You know what? Actually, uh, this reminds me of a stole my mother had when I was a little girl.
- RICHARD: Wow.
No kidding.
- Yeah.
She used to wrap me up in it to keep me warm.
Yeah.
And I remember when I was 12, my dad and mom took me to see La Cage aux Folles.
- Oh, La Cage aux Folles.
- You remember that? Yeah, I remember.
That was on Broadway, yeah.
It was such a great night.
And then when we came out, we, uh yeah, we couldn't get a cab, because well, they were all taken, so we decided to take the subway.
But, um on the platform, my, uh, my mom and dad got in a really big fight, and they started pushing each other, and (SIGHS) and the stole, it it landed on the tracks.
Oh, my God.
CAROL: I saw the lights of the train, and I I heard the the honk of the train, and my mom, she she jumped onto the tracks, just really quickly, just to grab the stole, because (SOBS) it meant so much to her.
And then she tried to get back up, she tried to - to scratch her way back up, but - Oh, come on.
- Oh, my God.
What a story.
- (CAROL SOBBING) Oh, my God.
The horn.
I just (SOBBING): The sound of the horn.
- Oh, baby.
I'm, oh - CAROL: I'm sorry, I'm sorry, I'm sorry.
- I'm sorry! - Geez.
I'm so sorry.
(SOBBING): I just have so little to remember her by.
You know what, if it means that much to you, I I, I want you to have it.
I want you to have it.
I want you to keep it.
What? - Really? - I'm positive.
Carol, please.
- Keep the stole.
- No, you take it.
No, I'm giving it to you.
Really? She said she has so little to remember her by.
- Keep the stole.
- Oh, that's so That's really nice.
Thank you.
Of course.
If my mother were at the table, my mother would give it to you, you know.
- No, she wouldn't, but, you know.
- Thank you.
(LAUGHS) - (PHONE BUZZING) - Oh, I'm buzzing.
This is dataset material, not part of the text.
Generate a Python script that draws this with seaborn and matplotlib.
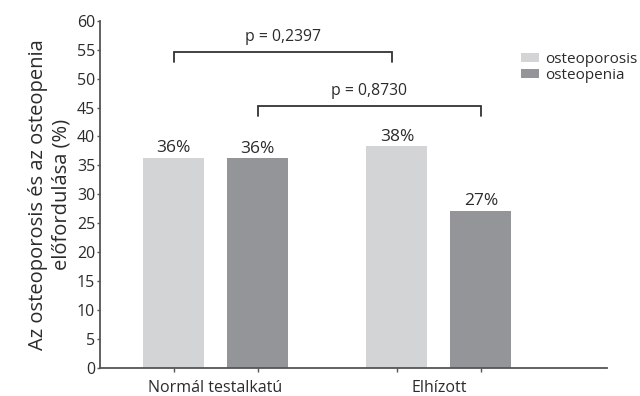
import matplotlib
matplotlib.use("Agg")
import matplotlib.pyplot as plt
import seaborn as sns
import pandas as pd
from matplotlib.patches import Patch

groups = ["Normál testalkatú", "Elhízott"]
series = ["osteoporosis", "osteopenia"]
osteoporosis_vals = [36.3, 38.3]
osteopenia_vals = [36.2, 27.2]
pct_labels_osteoporosis = ["36%", "38%"]
pct_labels_osteopenia = ["36%", "27%"]
yticks = list(range(0, 61, 5))
p_labels = ["p = 0,2397", "p = 0,8730"]

colors = {"osteoporosis": "#d3d4d6", "osteopenia": "#939598"}
text_color = "#2b2b2b"

sns.set_theme(style="ticks")
plt.rcParams["font.family"] = ["Open Sans", "DejaVu Sans"]

df = pd.DataFrame({
    "group": groups * 2,
    "series": [series[0]] * 2 + [series[1]] * 2,
    "value": osteoporosis_vals + osteopenia_vals,
    "label": pct_labels_osteoporosis + pct_labels_osteopenia,
})

fig = plt.figure(figsize=(6.4, 3.96), dpi=100)
ax = fig.add_axes([100 / 640, 1 - 368 / 396, 507 / 640, (368 - 20.7) / 396])

sns.barplot(data=df, x="group", y="value", hue="series", hue_order=series,
            order=groups, palette=colors, width=0.752, gap=0.274,
            saturation=1, legend=False, ax=ax, edgecolor="none")

ax.set_xlim(-0.517, 1.752)
ax.set_ylim(0, 60)
ax.set_yticks(yticks)
ax.set_yticklabels([str(t) for t in yticks])
ax.set_xlabel("")
ax.set_ylabel("Az osteoporosis és az osteopenia\nelőfordulása (%)",
              fontsize=14.5, color=text_color, labelpad=4, linespacing=1.25)

for s in ["top", "right"]:
    ax.spines[s].set_visible(False)
for s in ["left", "bottom"]:
    ax.spines[s].set_color("#555555")
    ax.spines[s].set_linewidth(1.3)

# bars sorted by position
bars = sorted([p for p in ax.patches if p.get_height() > 0], key=lambda p: p.get_x())
centers = [b.get_x() + b.get_width() / 2 for b in bars]
ax.set_xticks(centers)
ax.set_xticklabels([""] * len(centers))
ax.tick_params(axis="x", length=3, width=1, color="#555555", direction="out")
ax.tick_params(axis="y", length=2.5, width=1, color="#555555", direction="out",
               labelsize=11.5, labelcolor=text_color, pad=1)

# group labels
for i, g in enumerate(groups):
    ax.text(i, -2.0, g, ha="center", va="top", fontsize=11.5, color=text_color,
            transform=ax.transData, clip_on=False)

# percent labels
lab_map = {}
for _, r in df.iterrows():
    lab_map[(r["group"], r["series"])] = r["label"]
ordered_labels = [lab_map[(groups[0], series[0])], lab_map[(groups[0], series[1])],
                  lab_map[(groups[1], series[0])], lab_map[(groups[1], series[1])]]
for b, lab in zip(bars, ordered_labels):
    ax.annotate(lab, (b.get_x() + b.get_width() / 2, b.get_height()),
                xytext=(0, 1), textcoords="offset points",
                ha="center", va="bottom", fontsize=12.5, color=text_color)

# significance brackets
def bracket(x1, x2, y_top, y_bot, text, ty):
    ax.plot([x1, x1, x2, x2], [y_bot, y_top, y_top, y_bot], color="#333333",
            lw=1.3, clip_on=False, solid_joinstyle="miter")
    ax.text((x1 + x2) / 2, ty, text, ha="center", va="center", fontsize=11.3,
            color=text_color)

bracket(centers[0], centers[2] - 0.02, 54.6, 52.9, p_labels[0], 57.1)
bracket(centers[1], centers[3], 45.25, 43.6, p_labels[1], 47.8)

handles = [Patch(facecolor=colors[s], edgecolor="none", label=s) for s in series]
fig.legend(handles=handles, loc="upper left", bbox_to_anchor=(521 / 640, 1 - 52 / 396),
           frameon=False, fontsize=11, handlelength=1.2, handleheight=0.55,
           handletextpad=0.35, labelspacing=0.05, borderpad=0, borderaxespad=0,
           labelcolor=text_color)

fig.savefig("out.png", dpi=100)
Oh, guys, I gotta go to work.
I gotta go.
- RICHARD: Oh, no.
- I didn't even get to have lunch.
- Bye, baby.
- Take care, baby.
- Thank you.
- Yeah, you're welcome.
- Bye, you guys.
- Enjoy that stole.
Bye-bye.
I'll speak to you later.
Oh, my God.
The poor thing.
Imagine being a 12-year-old girl, seeing your mother get hit by a train, going after a mink stole, ugh! Wouldn't you wake up every morning, boom the horns, do you think of the horns? I mean, how do you even go to work after that? What, what What does she What does she do? She's a professional crier.
What? A what? She's a professional crier.
She's hired to cry at weddings, and funerals, or sometimes TV shows.
You know, if there's a sad moment, she's in the background sobbing.
Oh, my God.
What's wrong with you? What are you worried about? I'm worried I just got fleeced for a mink stole.
- You piece of shit.
How dare you? - Piece of shit? How dare you? Are you kidding? I mean, think about it.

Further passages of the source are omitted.